I approached a man near the stairs of a subway exit. He looked as if he was unsure of where he was. I walked toward his direction and got a closer look at his face.
“すみません。遅くになりました。携帯電話は家で忘れちゃった。間違い電車を乗りました。ごめんなさい,”I said apologetically. He didn’t look pissed or disappointed at me.
“何時に来ましたか？,” I asked.
“１０時” he replied.
I checked my watch and it was almost 11:00 am. We were supposed to meet at 10 in the morning, but I forgot my cell phone at my apartment. Since I mostly rely on my cellphone to find out what train I need to ride here and there, I got on the wrong subway train twice. I wasn’t expecting him to still be at our meeting place, although I hoped he would be just so I could explain myself. After I made my way pass the non-optical turnstile at the subway station, I looked for him, but he was nowhere to be found. It was then that I decided to just go through with our initial plan of exploring Atsuta Shrine.
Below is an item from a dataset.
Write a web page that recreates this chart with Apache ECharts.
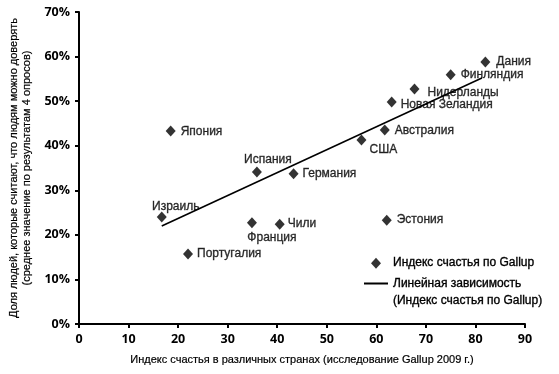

The weather was the opposite of the sunny yesterday. It was cold and raining. I crossed the street and that was when I found him. I actually forgot his real name, but I had no intention of asking him again because it just seemed awkward. And so instead of calling him by his name, I managed to say すみません – which means I’m sorry or Excuse me. It sounded perfect especially in our situation.
We went around the Atsuta Shrine vicinity while getting lost in translation. He is at N3 level and I am at N4 in terms of Japanese ability. He couldn’t understand English and so we both communicated in a language that neither of us was highly proficient at. After sightseeing, we had lunch at a Korean restaurant that I frequent at Kanayama Station. We were beside a Japanese couple and I just felt uneasy speaking in Japanese beside the natives. While waiting for our food, there were episodes of silence between us, but I didn’t mind. I just wanted to eat. Probably because of the limited vocabulary that we possess, the question and answer portion was filled with questions one doesn’t normally ask on a first date — the worst was when he asked me how much salary I make!
I felt like the whole situation is just a preview of what dating life would be in case I’d ever date a Japanese man. After he paid the bill for our lunch, he asked me where I wanted to go next.
“今から帰ります。大丈夫？洗濯をしなければなりません,” I told him just so I could excuse myself.
We parted ways at the station. I didn’t go home and do laundry as what I mentioned to him. Instead, I spent the remaining afternoon naked in a big indoor bath tub called onsen with the obaasan in my town.